Unfreundlich, hohe Kriminalität, Schatten der Vergangenheit. Die Vorurteile bezüglich Chicago sind vielfältig. Und mancher Österreicher gibt der Stadt mit seiner Aussprache ("Tschikago") noch eine zusätzliche Härte mit. Doch die Zeiten, in denen Al Capone und skrupellose Gangsterbosse weltweit für Schlagzeilen sorgten, sind vorbei. Die Mordrate sinkt konstant und ist so niedrig wie seit 1965 nicht mehr. Auch der Mief, der der Stadt jahrelang nachgesagt wurde, hat sich verflüchtigt. Was übrig bleibt, ist eine Stadt im Glanz ihres Seins. Und dieses Sein mutet zwischendurch sogar fast als Schein an.
Ein Hochgefühl der Extraklasse
Surreal, beinahe zu perfekt präsentiert sich die Stadt am Südwestufer des Michigan-Sees. Doch genau diese Mischung ist es, mit der Chicago besticht: ein Mix aus Neuem und Altem, Natur und Highway, Kunst und Kultur, einer Vermischung aus amerikanischer Großstadthektik und europäischer Gemütlichkeit. Ein Spaziergang zwischen den unzähligen Hochhäusern, die sich blank geputzt in der Sonne spiegeln, führt einen schnell zu jenem Turm, der alles überragt: Der Willis Tower – besser bekannt als Sears Tower – war bis 2013 das höchste Gebäude der USA und wurde erst durch das One World Trade Center in New York abgelöst. Im 103. von 108 Stockwerken und 412 Meter über dem Boden blickt man über die Skyline von Chicago. Einzig der "Loop", die Hochbahn im Zentrum und eines der meistfrequentierten Verkehrssysteme in den USA, erscheint im Gegensatz zur Moderne der Stadt veraltet und etwas verdreckt. Dennoch: Trotz der Wolkenkratzer und der Metro auf dem Stahlgerüst überrascht Chicago mit der Natur und den Freizeitmöglichkeiten. Kleine und große Parks inmitten der Stadt, Straßen, die von Blumen und Bäumen umgeben sind, laden zu Spaziergängen im Grünen mitten in der 2,7-Millionen-Metropole ein.

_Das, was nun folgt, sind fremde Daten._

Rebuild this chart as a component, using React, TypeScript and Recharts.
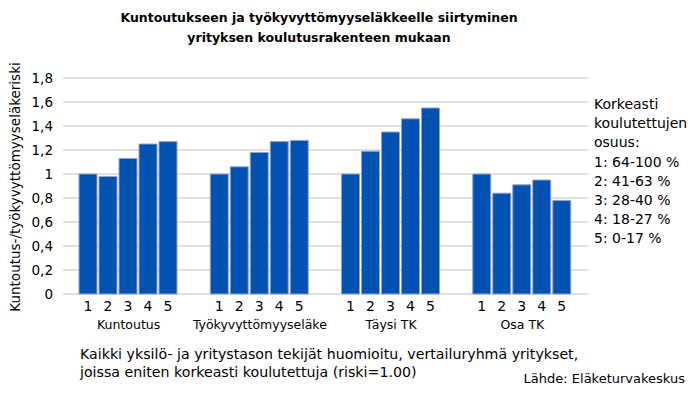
import { BarChart, Bar, XAxis, YAxis, CartesianGrid, LabelList } from "recharts";

const groups = ["Kuntoutus", "Työkyvyttömyyseläke", "Täysi TK", "Osa TK"];
const s1 = [1.0, 1.0, 1.0, 1.0];
const s2 = [0.98, 1.06, 1.19, 0.84];
const s3 = [1.13, 1.18, 1.35, 0.91];
const s4 = [1.25, 1.27, 1.46, 0.95];
const s5 = [1.27, 1.28, 1.55, 0.78];
const seriesNames = ["1", "2", "3", "4", "5"];
const yTicks = [0, 0.2, 0.4, 0.6, 0.8, 1, 1.2, 1.4, 1.6, 1.8];
const legendLines = [
  "Korkeasti",
  "koulutettujen",
  "osuus:",
  "1: 64-100 %",
  "2: 41-63 %",
  "3: 28-40 %",
  "4: 18-27 %",
  "5: 0-17 %",
];

const data = groups.map((g, i) => ({ name: g, s1: s1[i], s2: s2[i], s3: s3[i], s4: s4[i], s5: s5[i] }));

const font = "'DejaVu Sans', Verdana, sans-serif";
const barFill = "#0252B4";

const numLabel = (n: string) => (props: any) => {
  const { x, y, width, height } = props;
  return (
    <text x={x + width / 2} y={y + height + 17} textAnchor="middle" fontSize={14} fill="#000" fontFamily={font}>
      {n}
    </text>
  );
};

const CatTick = (props: any) => {
  const { x, y, payload } = props;
  return (
    <text x={x} y={y + 27} textAnchor="middle" fontSize={12.5} fill="#000" fontFamily={font}>
      {payload.value}
    </text>
  );
};

export default function App() {
  const keys = ["s1", "s2", "s3", "s4", "s5"];
  return (
    <div style={{ position: "absolute", left: 0, top: 0, width: 698, height: 395, background: "#fff", fontFamily: font }}>
      <div style={{ position: "absolute", left: 0, width: 638, top: 8, textAlign: "center", fontWeight: "bold", fontSize: 12.5, lineHeight: "20px" }}>
        Kuntoutukseen ja työkyvyttömyyseläkkeelle siirtyminen
        <br />
        yrityksen koulutusrakenteen mukaan
      </div>
      <BarChart width={698} height={395} data={data} margin={{ top: 78, right: 110, bottom: 71, left: 0 }} barCategoryGap={16} barGap={2}>
        <CartesianGrid vertical={false} stroke="#d4d4d4" strokeWidth={1.5} />
        <XAxis dataKey="name" axisLine={false} tickLine={false} tick={<CatTick />} interval={0} height={30} />
        <YAxis
          width={63}
          domain={[0, 1.8]}
          ticks={yTicks}
          interval={0}
          axisLine={false}
          tickLine={false}
          tickMargin={4}
          tick={{ fontSize: 13.5, fill: "#000", fontFamily: font }}
          tickFormatter={(v: number) => String(Math.round(v * 10) / 10).replace(".", ",")}
        />
        {keys.map((k, i) => (
          <Bar key={k} dataKey={k} fill={barFill} stroke="#9aa4b4" strokeWidth={1} isAnimationActive={false}>
            <LabelList dataKey={k} content={numLabel(seriesNames[i])} />
          </Bar>
        ))}
      </BarChart>
      <div
        style={{
          position: "absolute",
          left: 15,
          top: 187,
          transform: "translate(-50%, -50%) rotate(-90deg)",
          whiteSpace: "nowrap",
          fontSize: 13.5,
        }}
      >
        Kuntoutus-/työkyvyttömyyseläkeriski
      </div>
      <div style={{ position: "absolute", left: 594, top: 95, fontSize: 14, lineHeight: "19.2px", whiteSpace: "nowrap" }}>
        {legendLines.map((l) => (
          <div key={l}>{l}</div>
        ))}
      </div>
      <div style={{ position: "absolute", left: 80, top: 345, fontSize: 14.2, lineHeight: "18px", whiteSpace: "nowrap" }}>
        Kaikki yksilö- ja yritystason tekijät huomioitu, vertailuryhmä yritykset,
        <br />
        joissa eniten korkeasti koulutettuja (riski=1.00)
      </div>
      <div style={{ position: "absolute", right: 13, top: 371, fontSize: 13, whiteSpace: "nowrap" }}>
        Lähde: Eläketurvakeskus
      </div>
    </div>
  );
}
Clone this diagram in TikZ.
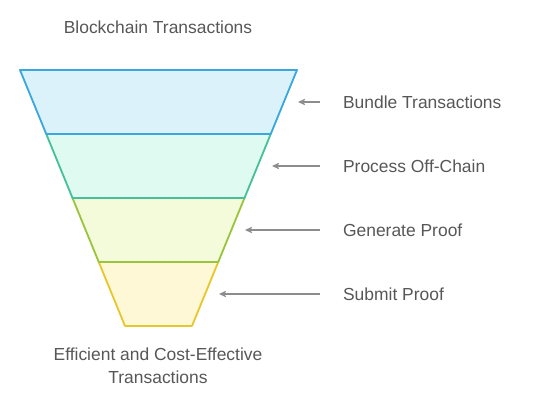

Im Zentrum kann man problemlos zu Fuß von einer Sehenswürdigkeit zur nächsten bummeln, Bänke rund um den berühmten Buckingham-Brunnen laden zum Verweilen ein. Da fällt einem auch nicht auf, dass nur wenige Meter weiter Hunderte Autos auf einem mehrspurigen Highway fahren. (Paddel-)Boote bevölkern den Chicago River, der quer durch Downtown verläuft. An den Ufern tummeln sich Läufer und Radfahrer, Menschen sitzen und lachen in Lokalen oder Pubs am Fluss. Und da kann es auch leicht passieren, dass einen das Gefühl europäischer Gemütlichkeit überkommt und man gerne länger bliebe. Übrigens: Amerikaner sprechen die Stadt "Schikago" aus – keine Spur von Härte.